I've been given access to a Windows Server 2008 R2 Enterprise machine that was provisioned like this:

  • network 1.2.3.136/30
  • gateway 1.2.3.137
  • IP 1.2.3.138
  • broadcast 1.2.3.139
  • netmask 255.255.255.252

My understanding is that anything sent to 1.2.3.139 (the broadcast address) is also sent to 1.2.3.138. Is that correct? I'd rather treat .139 as a single dedicated address so I can run a program receiving on .138 and another program receiving on .139 and not have .138 see things received by .139. Is that possible?

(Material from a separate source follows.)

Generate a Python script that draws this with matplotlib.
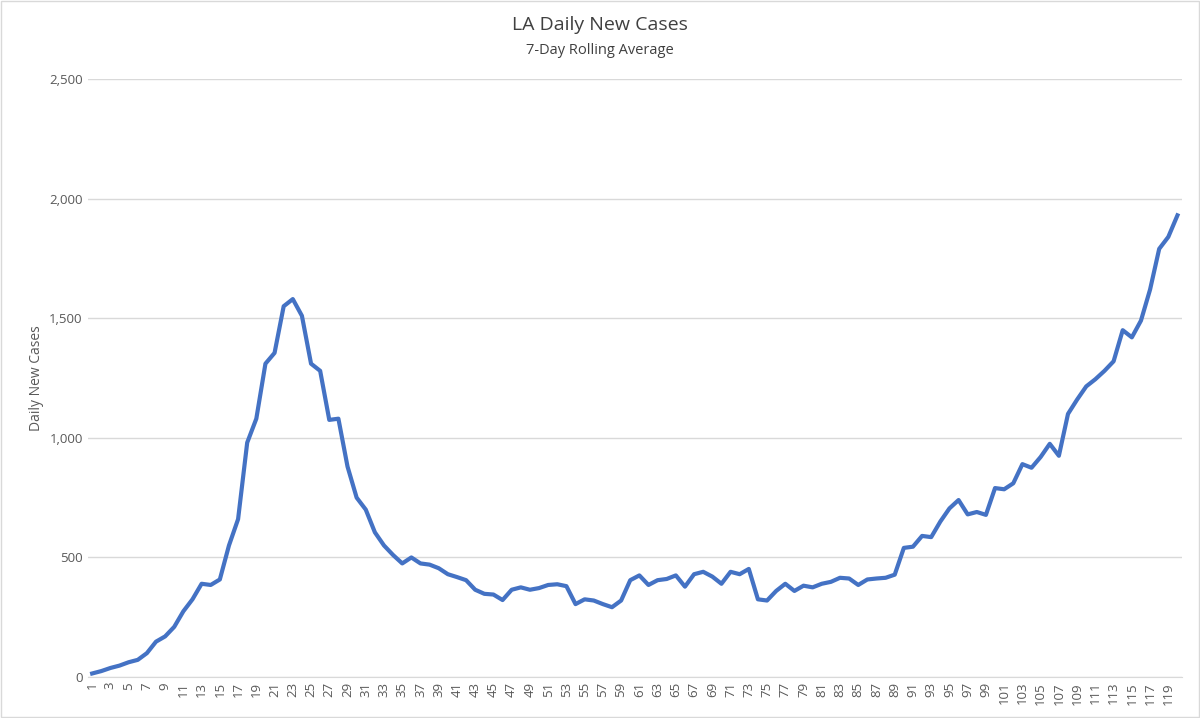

Witness Protection ID 44583292

Posted 2017-09-12T00:12:43.183

Reputation: 339

Answers

1

No. The Broadcast IP that you have noted emerges based on the IP network characteristics (the IP and the Subnet Mask), and is always the highest host address in the network the IP/Mask define.

I say that it "emerges" because the Broadcast address is not configurable. Every computer that joins that network needs to intuitively predict its Broadcast address from the Address and Mask provided, so the IP protocol defines how any host can calculate what Broadcast address it should use. You couldn't change the broadcast on any one system, every system on the network has the need to calculate the broadcast address (which is part of why you can't configure it).

As such, the only person who could change the broadcast IP, are the people that set the network Identity and Mask, and they are constrained by the IP protocol, so it will always be the highest address in the range. Any /30 network starting at 1.2.3.136 will have its Broadcast at .139.